With its 3-D camera selling for $4,500, the company allows agents and developers to take their own photos inside a property and upload them into Matterport's software, which automatically transforms the pictures into lifelike 3-D models of the homes. Then users can connect VR headsets to the models, plunging them inside and allowing prospective buyers to interact with a house the same way they would in real life.

"When I put the headset on, I feel like I'm in the space," said Bill Brown, Matterport's CEO. "If I want to see something to the left, I just turn my head to the left. . . . People forget about the environment they are in."

For nearly three months, Furman has been using the immersive experience, applying the Matterport technology to about 30 properties. He has space and a headset in his real estate office for clients to view the listings - and soon, he said, he will send out lower-cost headsets.

"Their faces light up and they just keep saying, 'This is really cool,' " Furman said. Plus, he said, it saves people from going to properties that are a waste of their time.

According to its advocates, one of the main advantages of virtual reality is the ability it gives house hunters to access distant properties conveniently. Want to view a property in Philadelphia but live in New York City? Strap on a VR headset and take a look without ever having to leave your home.

The technology enhances efficiency, too, its proponents say, reducing the number of open houses a seller must offer and easily eliminating unwanted properties that a would-be buyer has already toured. Still, there are concerns: Virtual technology is known to cause motion sickness. And will enough people embrace the idea?

With smartphone-compatible Google Cardboard, sold for $15, and Samsung Gear VR, sold for $100, headsets today are easier to afford. (Oculus headsets, which provide a more fully immersive experience, cost about $600 each.)

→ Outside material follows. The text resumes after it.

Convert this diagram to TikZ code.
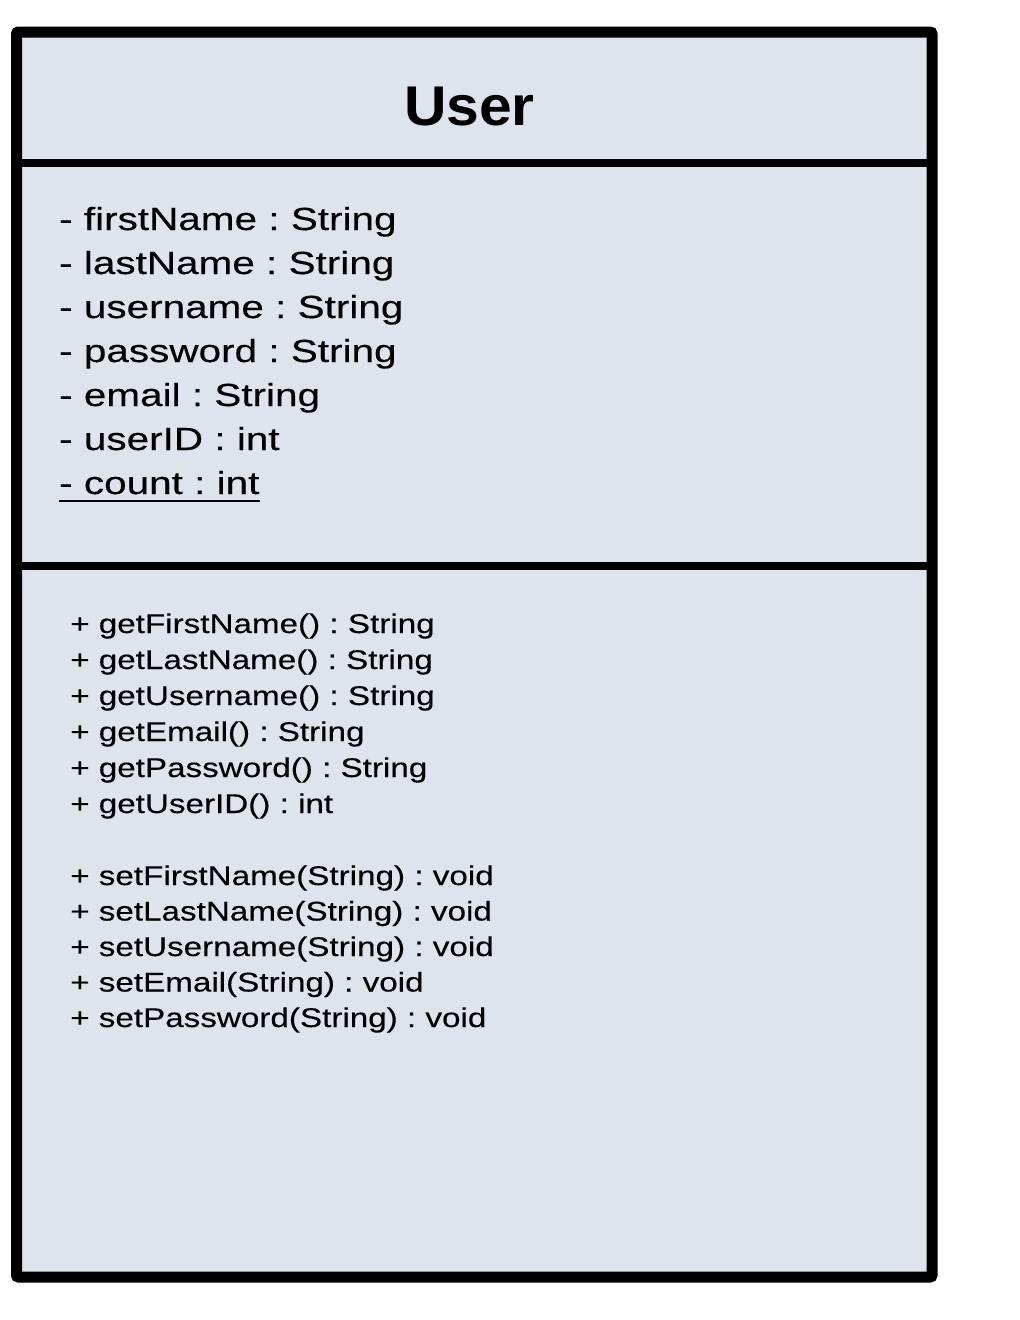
\documentclass[tikz,border=0pt]{standalone}
\usepackage{fontspec}
\setmainfont{Liberation Sans}
\newfontfamily\titlefont[FakeStretch=1.05]{Liberation Sans Bold}
\newfontfamily\attrfont[FakeStretch=1.265,FakeBold=0.3]{Liberation Sans}
\newfontfamily\methfont[FakeStretch=1.23,FakeBold=0.3]{Liberation Sans}
\definecolor{boxfill}{RGB}{221,228,238}
\frenchspacing
\tikzset{
  titletext/.style={inner sep=0pt, anchor=base, font=\titlefont\fontsize{56}{60}\selectfont},
  attrtext/.style={inner sep=0pt, anchor=base west, font=\attrfont\fontsize{32}{44}\selectfont\frenchspacing},
  methtext/.style={inner sep=0pt, anchor=base west, font=\methfont\fontsize{27}{36}\selectfont\frenchspacing},
  divider/.style={line width=8pt},
  frame/.style={line width=11pt, rounded corners=2pt},
}
\begin{document}
\begin{tikzpicture}[x=1pt, y=-1pt]
\useasboundingbox (0,0) rectangle (1020,1320);
% box background
\fill[boxfill] (16.5,32) rectangle (932,1277);
% dividers
\coordinate (d1l) at (16.5,163);
\coordinate (d1r) at (932,163);
\coordinate (d2l) at (16.5,565.5);
\coordinate (d2r) at (932,565.5);
\draw[divider] (d1l) -- (d1r);
\draw[divider] (d2l) -- (d2r);
% frame
\draw[frame] (16.5,32) rectangle (932,1277);
% title
\node[titletext] (title) at (469.5,125) {User};
% attributes
\node[attrtext] (a1) at (59,230) {- firstName : String};
\node[attrtext] (a2) at (59,274) {- lastName : String};
\node[attrtext] (a3) at (59,318) {- username : String};
\node[attrtext] (a4) at (59,362) {- password : String};
\node[attrtext] (a5) at (59,406) {- email : String};
\node[attrtext] (a6) at (59,450) {- userID : int};
\node[attrtext] (a7) at (59,494) {- count : int};
\draw[line width=2pt] ([yshift=-6.5pt]a7.base west) -- ([yshift=-6.5pt]a7.base east);
% methods
\node[methtext] (m1) at (70,633) {+ getFirstName() : String};
\node[methtext] (m2) at (70,669) {+ getLastName() : String};
\node[methtext] (m3) at (70,705) {+ getUsername() : String};
\node[methtext] (m4) at (70,741) {+ getEmail() : String};
\node[methtext] (m5) at (70,777) {+ getPassword() : String};
\node[methtext] (m6) at (70,813) {+ getUserID() : int};
\node[methtext] (m7) at (70,885) {+ setFirstName(String) : void};
\node[methtext] (m8) at (70,920.5) {+ setLastName(String) : void};
\node[methtext] (m9) at (70,956) {+ setUsername(String) : void};
\node[methtext] (m10) at (70,991.5) {+ setEmail(String) : void};
\node[methtext] (m11) at (70,1027) {+ setPassword(String) : void};
\end{tikzpicture}
\end{document}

Locally, Kenneth Dunning, 43, has been relying on Google Cardboard to make his real estate projects work. His company, FetchIt 360, films and creates 3-D virtual tours for properties in the Philadelphia region, all of which can be viewed with the Google headsets.

A 2,000-square-foot space costs about $800, Dunning said, and can be created within a week. From there, real estate agents can disperse the video to prospective buyers, along with free Cardboard glasses - though, Dunning said, properties don't stay on the market for long.

"A home sells or rents 10 times faster when you use virtual reality," he said. "People tell a friend, 'I'm using this agent who sent me a headset where I could see the house, I could walk through the house, and I didn't have to drive out or do anything.'

"It's top of the line - very futuristic."